Enphase shares rise as FCC drafts inverter import ban
Enphase shares rose after the FCC began drafting a proposal to bar certain foreign energy inverters, a policy that could limit Chinese-made units and benefit U.S. microinverter makers.
Enphase Energy shares rose Tuesday after the Federal Communications Commission began drafting a proposal to prohibit imports of certain foreign energy inverters. The proposal is described by regulators as addressing national security concerns and potential risks to grid operations.
The draft under consideration would bar importation of specific inverter models that regulators view as potential vulnerabilities to grid infrastructure. The measures being reviewed focus mainly on devices manufactured in China.
If the proposed restrictions are enacted, lower-cost Chinese units would face import barriers and installers could shift purchases toward U.S.-made equipment.
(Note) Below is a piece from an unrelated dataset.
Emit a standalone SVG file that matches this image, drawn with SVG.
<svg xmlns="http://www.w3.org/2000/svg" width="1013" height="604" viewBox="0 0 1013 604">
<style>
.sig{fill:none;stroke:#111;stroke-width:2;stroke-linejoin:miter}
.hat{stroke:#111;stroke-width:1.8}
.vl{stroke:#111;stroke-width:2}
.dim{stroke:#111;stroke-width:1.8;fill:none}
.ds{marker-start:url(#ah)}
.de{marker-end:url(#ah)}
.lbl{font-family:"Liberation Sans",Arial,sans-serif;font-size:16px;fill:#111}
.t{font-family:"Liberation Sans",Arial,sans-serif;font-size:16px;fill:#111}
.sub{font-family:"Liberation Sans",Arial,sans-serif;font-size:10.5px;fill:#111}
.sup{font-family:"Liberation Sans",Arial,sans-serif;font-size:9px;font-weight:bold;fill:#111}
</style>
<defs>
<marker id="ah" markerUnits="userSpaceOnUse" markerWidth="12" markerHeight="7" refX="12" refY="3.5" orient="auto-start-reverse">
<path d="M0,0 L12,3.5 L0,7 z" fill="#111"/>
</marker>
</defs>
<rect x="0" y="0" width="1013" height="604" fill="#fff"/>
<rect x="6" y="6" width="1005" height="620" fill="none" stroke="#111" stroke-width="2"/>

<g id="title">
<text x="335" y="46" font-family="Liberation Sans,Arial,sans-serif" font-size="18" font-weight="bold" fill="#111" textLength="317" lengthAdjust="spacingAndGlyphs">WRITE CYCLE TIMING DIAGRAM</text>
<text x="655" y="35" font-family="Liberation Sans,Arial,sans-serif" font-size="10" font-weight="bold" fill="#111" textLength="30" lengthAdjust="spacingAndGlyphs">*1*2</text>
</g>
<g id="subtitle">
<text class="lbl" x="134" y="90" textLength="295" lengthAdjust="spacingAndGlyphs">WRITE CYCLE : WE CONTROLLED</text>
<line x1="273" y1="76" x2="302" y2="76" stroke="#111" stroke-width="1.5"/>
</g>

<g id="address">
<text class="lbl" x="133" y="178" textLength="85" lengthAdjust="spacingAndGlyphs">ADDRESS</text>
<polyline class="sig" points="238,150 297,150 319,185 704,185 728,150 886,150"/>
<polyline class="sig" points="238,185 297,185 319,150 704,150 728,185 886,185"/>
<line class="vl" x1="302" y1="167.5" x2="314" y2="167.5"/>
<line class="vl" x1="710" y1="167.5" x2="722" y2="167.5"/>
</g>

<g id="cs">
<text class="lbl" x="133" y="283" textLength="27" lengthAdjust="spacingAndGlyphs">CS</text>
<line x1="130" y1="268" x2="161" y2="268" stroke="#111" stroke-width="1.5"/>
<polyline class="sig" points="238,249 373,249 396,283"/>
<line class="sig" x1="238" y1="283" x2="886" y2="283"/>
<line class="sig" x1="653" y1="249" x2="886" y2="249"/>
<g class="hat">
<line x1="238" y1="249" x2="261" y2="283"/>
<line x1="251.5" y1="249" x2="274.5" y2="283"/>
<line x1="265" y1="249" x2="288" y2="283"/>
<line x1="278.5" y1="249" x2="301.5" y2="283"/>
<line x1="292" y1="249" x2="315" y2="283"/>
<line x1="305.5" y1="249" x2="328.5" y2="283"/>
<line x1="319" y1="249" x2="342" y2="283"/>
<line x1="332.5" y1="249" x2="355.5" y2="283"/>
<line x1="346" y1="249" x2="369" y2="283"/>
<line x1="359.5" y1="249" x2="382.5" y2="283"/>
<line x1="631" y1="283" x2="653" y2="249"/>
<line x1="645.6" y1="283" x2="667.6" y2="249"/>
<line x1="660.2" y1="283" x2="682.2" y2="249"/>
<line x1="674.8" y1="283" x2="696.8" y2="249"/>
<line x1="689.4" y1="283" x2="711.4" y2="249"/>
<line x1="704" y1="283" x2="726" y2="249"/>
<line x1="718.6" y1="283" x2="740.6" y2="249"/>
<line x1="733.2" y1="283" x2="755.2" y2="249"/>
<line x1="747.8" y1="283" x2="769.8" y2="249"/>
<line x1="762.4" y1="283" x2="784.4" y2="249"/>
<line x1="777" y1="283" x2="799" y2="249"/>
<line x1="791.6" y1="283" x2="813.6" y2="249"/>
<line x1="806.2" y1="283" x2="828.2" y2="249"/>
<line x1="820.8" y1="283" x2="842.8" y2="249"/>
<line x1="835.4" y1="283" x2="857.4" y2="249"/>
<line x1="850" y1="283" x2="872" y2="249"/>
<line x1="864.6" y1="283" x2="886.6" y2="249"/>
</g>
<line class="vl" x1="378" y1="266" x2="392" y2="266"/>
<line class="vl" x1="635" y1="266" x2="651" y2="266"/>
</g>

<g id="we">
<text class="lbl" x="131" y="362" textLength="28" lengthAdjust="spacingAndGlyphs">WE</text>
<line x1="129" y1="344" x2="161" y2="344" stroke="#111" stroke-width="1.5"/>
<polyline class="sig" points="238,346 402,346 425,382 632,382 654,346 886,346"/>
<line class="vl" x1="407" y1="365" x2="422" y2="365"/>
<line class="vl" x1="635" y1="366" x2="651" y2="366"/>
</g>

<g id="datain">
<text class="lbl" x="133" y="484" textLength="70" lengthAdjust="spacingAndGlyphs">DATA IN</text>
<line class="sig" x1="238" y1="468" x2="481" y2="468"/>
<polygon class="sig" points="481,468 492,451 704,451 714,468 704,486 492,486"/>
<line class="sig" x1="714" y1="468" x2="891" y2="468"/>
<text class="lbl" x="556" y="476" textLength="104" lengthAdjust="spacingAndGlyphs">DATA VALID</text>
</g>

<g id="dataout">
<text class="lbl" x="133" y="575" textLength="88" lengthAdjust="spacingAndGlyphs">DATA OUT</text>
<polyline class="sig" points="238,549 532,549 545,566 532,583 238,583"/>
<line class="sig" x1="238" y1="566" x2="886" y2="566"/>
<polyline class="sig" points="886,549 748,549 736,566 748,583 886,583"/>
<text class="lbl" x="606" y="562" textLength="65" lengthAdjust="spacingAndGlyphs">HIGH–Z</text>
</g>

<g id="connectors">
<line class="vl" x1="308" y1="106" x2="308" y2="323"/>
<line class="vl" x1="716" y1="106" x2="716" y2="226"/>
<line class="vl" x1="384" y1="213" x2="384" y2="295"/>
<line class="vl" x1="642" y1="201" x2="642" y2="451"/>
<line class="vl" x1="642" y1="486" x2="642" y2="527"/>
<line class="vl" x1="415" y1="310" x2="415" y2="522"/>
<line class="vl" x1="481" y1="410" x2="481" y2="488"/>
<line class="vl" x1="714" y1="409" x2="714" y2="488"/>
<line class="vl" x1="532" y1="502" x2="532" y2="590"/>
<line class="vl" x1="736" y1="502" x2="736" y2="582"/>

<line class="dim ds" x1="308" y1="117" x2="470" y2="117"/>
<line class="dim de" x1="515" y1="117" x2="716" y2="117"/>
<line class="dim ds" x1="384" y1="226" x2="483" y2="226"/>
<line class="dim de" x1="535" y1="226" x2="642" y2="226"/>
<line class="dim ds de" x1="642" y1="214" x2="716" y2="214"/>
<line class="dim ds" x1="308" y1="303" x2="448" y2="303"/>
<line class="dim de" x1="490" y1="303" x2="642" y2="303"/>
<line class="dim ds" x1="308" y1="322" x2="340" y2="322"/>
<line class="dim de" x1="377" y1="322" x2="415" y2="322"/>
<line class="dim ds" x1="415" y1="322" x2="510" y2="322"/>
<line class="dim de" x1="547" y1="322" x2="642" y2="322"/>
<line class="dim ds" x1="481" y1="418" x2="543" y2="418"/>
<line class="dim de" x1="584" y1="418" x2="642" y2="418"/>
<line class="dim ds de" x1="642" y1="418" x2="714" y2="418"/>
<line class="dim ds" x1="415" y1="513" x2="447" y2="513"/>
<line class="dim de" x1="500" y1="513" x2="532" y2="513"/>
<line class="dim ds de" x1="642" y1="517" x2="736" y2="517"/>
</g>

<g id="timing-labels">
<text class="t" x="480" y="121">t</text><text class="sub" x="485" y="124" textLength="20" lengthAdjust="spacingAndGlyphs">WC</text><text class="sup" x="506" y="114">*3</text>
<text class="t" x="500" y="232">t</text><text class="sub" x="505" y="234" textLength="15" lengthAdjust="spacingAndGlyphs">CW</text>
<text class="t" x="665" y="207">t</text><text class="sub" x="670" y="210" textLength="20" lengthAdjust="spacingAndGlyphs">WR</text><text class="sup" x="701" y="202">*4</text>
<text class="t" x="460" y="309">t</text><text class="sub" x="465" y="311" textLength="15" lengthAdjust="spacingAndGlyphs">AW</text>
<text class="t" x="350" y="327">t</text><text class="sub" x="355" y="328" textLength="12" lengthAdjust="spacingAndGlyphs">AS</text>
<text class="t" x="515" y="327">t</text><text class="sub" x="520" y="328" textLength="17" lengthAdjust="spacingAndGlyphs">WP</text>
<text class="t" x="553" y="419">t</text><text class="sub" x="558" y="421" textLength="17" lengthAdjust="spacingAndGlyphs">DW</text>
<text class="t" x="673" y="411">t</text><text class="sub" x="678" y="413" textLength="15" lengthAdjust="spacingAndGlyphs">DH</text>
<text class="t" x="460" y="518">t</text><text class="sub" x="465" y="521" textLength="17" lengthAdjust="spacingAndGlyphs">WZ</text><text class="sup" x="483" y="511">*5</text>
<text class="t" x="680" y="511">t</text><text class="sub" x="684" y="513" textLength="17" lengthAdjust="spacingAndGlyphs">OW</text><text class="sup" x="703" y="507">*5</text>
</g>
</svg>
Domestic microinverter suppliers would then operate in a market with reduced direct price competition from those foreign units.
Enphase is a leading supplier of residential microinverters. The company’s shares are up about 40% year-to-date but remain more than 30% below a recent peak. Shares of peer companies including SolarEdge also rose on Tuesday.
Enphase confirmed it has joined the Open Compute Project Foundation as a Platinum member and will participate in work on open standards for high-voltage direct-current rack architectures used in AI data centers.
The company is promoting its IQ SST platform for data center power. The device converts medium-voltage alternating current directly to low-voltage direct current for servers and uses a gallium nitride bi-directional switch architecture that Enphase targets at about 98.5% efficiency. The firm plans initial system demonstrations later this year, customer pilots in 2027 and volume shipments in 2028.
Hyperscale data center operators typically require multi-year validation cycles before adopting new power platforms, which means adoption and related revenue from the AI-infrastructure product line would occur over several years rather than immediately.
Regulatory action on inverter imports, results from planned demonstrations and the outcome of customer pilots will be key factors in determining how quickly Enphase’s business expands beyond the residential solar market.